● Material provided
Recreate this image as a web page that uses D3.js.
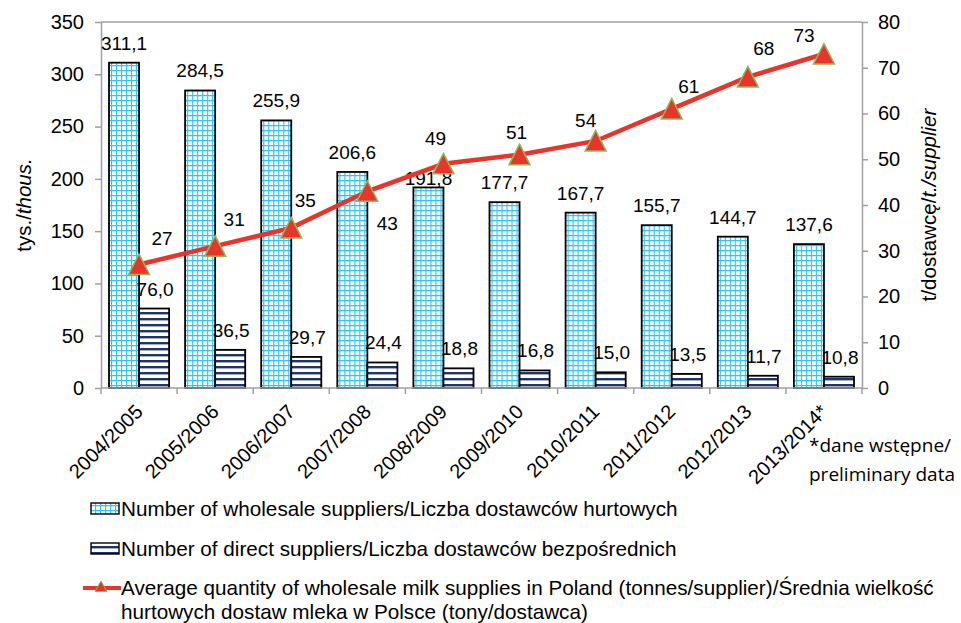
<!DOCTYPE html>
<html>
<head>
<meta charset="utf-8">
<script src="https://cdnjs.cloudflare.com/ajax/libs/d3/7.8.5/d3.min.js"></script>
<style>
  body { margin: 0; background: #fff; }
  svg { display: block; font-family: "Liberation Sans", Arial, sans-serif; }
</style>
</head>
<body>
<svg id="chart"></svg>
<script>
let seasons = ["2004/2005", "2005/2006", "2006/2007", "2007/2008", "2008/2009",
               "2009/2010", "2010/2011", "2011/2012", "2012/2013", "2013/2014*"]
let wholesale = [311.1, 284.5, 255.9, 206.6, 191.8, 177.7, 167.7, 155.7, 144.7, 137.6]
let direct = [76.0, 36.5, 29.7, 24.4, 18.8, 16.8, 15.0, 13.5, 11.7, 10.8]
let avgQty = [27, 31, 35, 43, 49, 51, 54, 61, 68, 73]
let leftTicks = [0, 50, 100, 150, 200, 250, 300, 350]
let rightTicks = [0, 10, 20, 30, 40, 50, 60, 70, 80]

// where Excel put each line label, relative to its marker
let lineLabelShift = [[23, -26], [19, -27], [14, -28], [20, 32], [-8, -25],
                      [-3, -22], [-10, -21], [17, -23], [16, -29], [-20, -19]]
// 191,8 got pushed down by the marker
let barLabelDrop = [0, 0, 0, 0, 11, 0, 0, 0, 0, 0]

let width = 961
let height = 623
let plotLeft = 101, plotRight = 862, plotTop = 22, plotBottom = 388
let axisGrey = "#a0a0a0"

let svg = d3.select("#chart").attr("width", width).attr("height", height)

let defs = svg.append("defs")

let grid = defs.append("pattern")
  .attr("id", "grid")
  .attr("patternUnits", "userSpaceOnUse")
  .attr("width", 5).attr("height", 5)
grid.append("rect").attr("width", 5).attr("height", 5).attr("fill", "#fff")
grid.append("path").attr("d", "M0,0.5H5M0.5,0V5")
  .attr("stroke", "#2ec4f4").attr("stroke-width", 1.3)

let stripes = defs.append("pattern")
  .attr("id", "stripes")
  .attr("patternUnits", "userSpaceOnUse")
  .attr("width", 6).attr("height", 6)
stripes.append("rect").attr("width", 6).attr("height", 6).attr("fill", "#fff")
stripes.append("rect").attr("y", 0).attr("width", 6).attr("height", 2.4).attr("fill", "#1f3564")

let xScale = d3.scaleBand().domain(seasons).range([plotLeft, plotRight])
let inner = d3.scaleBand().domain(["w", "d"])
  .range([8, xScale.bandwidth() - 8])
let yLeft = d3.scaleLinear().domain([0, 350]).range([plotBottom, plotTop])
let yRight = d3.scaleLinear().domain([0, 80]).range([plotBottom, plotTop])

let fmt = (v) => d3.format(".1f")(v).replace(".", ",")

// frame top
svg.append("line")
  .attr("x1", plotLeft).attr("x2", plotRight).attr("y1", plotTop).attr("y2", plotTop)
  .attr("stroke", axisGrey).attr("stroke-width", 1.5)

// axes
let leftAxis = svg.append("g")
  .attr("transform", "translate(" + plotLeft + ",0)")
  .call(d3.axisLeft(yLeft).tickValues(leftTicks).tickSize(6).tickSizeOuter(0).tickPadding(11))
let rightAxis = svg.append("g")
  .attr("transform", "translate(" + plotRight + ",0)")
  .call(d3.axisRight(yRight).tickValues(rightTicks).tickSize(6).tickSizeOuter(0).tickPadding(10))

;[leftAxis, rightAxis].forEach((g) => {
  g.select(".domain").attr("stroke", axisGrey).attr("stroke-width", 1.5)
  g.selectAll(".tick line").attr("stroke", axisGrey).attr("stroke-width", 1.5)
  g.selectAll("text").attr("font-size", "20px").attr("fill", "#000")
    .attr("font-family", "Liberation Sans, Arial, sans-serif")
})

// bars
let groups = svg.selectAll(".season")
  .data(seasons)
  .enter()
  .append("g")
  .attr("transform", (d) => "translate(" + xScale(d) + ",0)")

groups.append("rect")
  .attr("x", inner("w"))
  .attr("width", inner.bandwidth())
  .attr("y", (d, i) => yLeft(wholesale[i]))
  .attr("height", (d, i) => yLeft(0) - yLeft(wholesale[i]))
  .attr("fill", "url(#grid)")
  .attr("stroke", "#000").attr("stroke-width", 1.8)

groups.append("rect")
  .attr("x", inner("d"))
  .attr("width", inner.bandwidth())
  .attr("y", (d, i) => yLeft(direct[i]))
  .attr("height", (d, i) => yLeft(0) - yLeft(direct[i]))
  .attr("fill", "url(#stripes)")
  .attr("stroke", "#000").attr("stroke-width", 1.8)

// x axis
let xAxis = svg.append("g")
  .attr("transform", "translate(0," + plotBottom + ")")
xAxis.append("line")
  .attr("x1", plotLeft).attr("x2", plotRight)
  .attr("stroke", axisGrey).attr("stroke-width", 1.5)
xAxis.selectAll(".xtick")
  .data(seasons)
  .enter()
  .append("line")
  .attr("x1", (d) => xScale(d)).attr("x2", (d) => xScale(d))
  .attr("y1", 0).attr("y2", 6)
  .attr("stroke", axisGrey).attr("stroke-width", 1.5)
xAxis.append("line")
  .attr("x1", plotRight).attr("x2", plotRight).attr("y1", 0).attr("y2", 6)
  .attr("stroke", axisGrey).attr("stroke-width", 1.5)
xAxis.selectAll(".xlabel")
  .data(seasons)
  .enter()
  .append("text")
  .attr("transform", (d) => "translate(" + (xScale(d) + xScale.bandwidth() / 2) + ",20) rotate(-45)")
  .attr("text-anchor", "end")
  .attr("dy", "0.35em")
  .attr("font-size", "20px")
  .text((d) => d)

// bar labels
groups.append("text")
  .attr("x", inner("w") + inner.bandwidth() / 2)
  .attr("y", (d, i) => yLeft(wholesale[i]) - 13 + barLabelDrop[i])
  .attr("text-anchor", "middle")
  .attr("font-size", "19px")
  .text((d, i) => fmt(wholesale[i]))

groups.append("text")
  .attr("x", inner("d") + inner.bandwidth() / 2 + 1)
  .attr("y", (d, i) => yLeft(direct[i]) - 13)
  .attr("text-anchor", "middle")
  .attr("font-size", "19px")
  .text((d, i) => fmt(direct[i]))

// line
let cx = (d) => xScale(d) + xScale.bandwidth() / 2
let line = d3.line()
  .x((d) => cx(d))
  .y((d, i) => yRight(avgQty[i]))

svg.append("path")
  .datum(seasons)
  .attr("d", line)
  .attr("fill", "none")
  .attr("stroke", "#e8352b")
  .attr("stroke-width", 4.5)

let tri = "M0,-10.5L10.5,10L-10.5,10Z"

svg.selectAll(".marker")
  .data(seasons)
  .enter()
  .append("path")
  .attr("d", tri)
  .attr("transform", (d, i) => "translate(" + cx(d) + "," + yRight(avgQty[i]) + ")")
  .attr("fill", "#e8352b")
  .attr("stroke", "#8fb85a")
  .attr("stroke-width", 1.5)

svg.selectAll(".linelabel")
  .data(seasons)
  .enter()
  .append("text")
  .attr("x", (d, i) => cx(d) + lineLabelShift[i][0])
  .attr("y", (d, i) => yRight(avgQty[i]) + lineLabelShift[i][1])
  .attr("dy", "0.35em")
  .attr("text-anchor", "middle")
  .attr("font-size", "19px")
  .text((d, i) => avgQty[i])

// axis titles
let lt = svg.append("text")
  .attr("transform", "translate(31,205) rotate(-90)")
  .attr("text-anchor", "middle")
  .attr("font-size", "20.5px")
lt.append("tspan").text("tys./")
lt.append("tspan").attr("font-style", "italic").text("thous.")

let rt = svg.append("text")
  .attr("transform", "translate(936,205) rotate(-90)")
  .attr("text-anchor", "middle")
  .attr("font-size", "20.5px")
rt.append("tspan").text("t/dostawcę/")
rt.append("tspan").attr("font-style", "italic").text("t./supplier")

// footnote
let note = svg.append("text")
  .attr("font-family", "Open Sans, sans-serif")
  .attr("font-size", "19px")
note.append("tspan").attr("x", 809).attr("y", 452).text("*dane wstępne/")
note.append("tspan").attr("x", 809).attr("y", 481).text("preliminary data")

// legend
let legend = svg.append("g").attr("font-size", "20.7px")

legend.append("rect")
  .attr("x", 91).attr("y", 503).attr("width", 28).attr("height", 11)
  .attr("fill", "url(#grid)").attr("stroke", "#000").attr("stroke-width", 1.4)
legend.append("text").attr("x", 121).attr("y", 516)
  .text("Number of wholesale suppliers/Liczba dostawców hurtowych")

legend.append("rect")
  .attr("x", 91).attr("y", 543).attr("width", 28).attr("height", 11)
  .attr("fill", "url(#stripes)").attr("stroke", "#000").attr("stroke-width", 1.4)
legend.append("text").attr("x", 121).attr("y", 556)
  .text("Number of direct suppliers/Liczba dostawców bezpośrednich")

legend.append("line")
  .attr("x1", 83).attr("x2", 121).attr("y1", 588).attr("y2", 588)
  .attr("stroke", "#e8352b").attr("stroke-width", 4)
legend.append("path")
  .attr("d", "M0,-6L6,4.5L-6,4.5Z")
  .attr("transform", "translate(101,587)")
  .attr("fill", "#e8352b").attr("stroke", "#8fb85a").attr("stroke-width", 1)
legend.append("text").attr("x", 121).attr("y", 595)
  .text("Average quantity of wholesale milk supplies in Poland (tonnes/supplier)/Średnia wielkość")
legend.append("text").attr("x", 121).attr("y", 619)
  .text("hurtowych dostaw mleka w Polsce (tony/dostawca)")
</script>
</body>
</html>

● What needs to be done
Copy nothing but the lines from the top of the data down to the line containing "60, 70, 80]", and leave the pictures out.

● Task output
Recreate this image as a web page that uses D3.js.
<!DOCTYPE html>
<html>
<head>
<meta charset="utf-8">
<script src="https://cdnjs.cloudflare.com/ajax/libs/d3/7.8.5/d3.min.js"></script>
<style>
  body { margin: 0; background: #fff; }
  svg { display: block; font-family: "Liberation Sans", Arial, sans-serif; }
</style>
</head>
<body>
<svg id="chart"></svg>
<script>
let seasons = ["2004/2005", "2005/2006", "2006/2007", "2007/2008", "2008/2009",
               "2009/2010", "2010/2011", "2011/2012", "2012/2013", "2013/2014*"]
let wholesale = [311.1, 284.5, 255.9, 206.6, 191.8, 177.7, 167.7, 155.7, 144.7, 137.6]
let direct = [76.0, 36.5, 29.7, 24.4, 18.8, 16.8, 15.0, 13.5, 11.7, 10.8]
let avgQty = [27, 31, 35, 43, 49, 51, 54, 61, 68, 73]
let leftTicks = [0, 50, 100, 150, 200, 250, 300, 350]
let rightTicks = [0, 10, 20, 30, 40, 50, 60, 70, 80]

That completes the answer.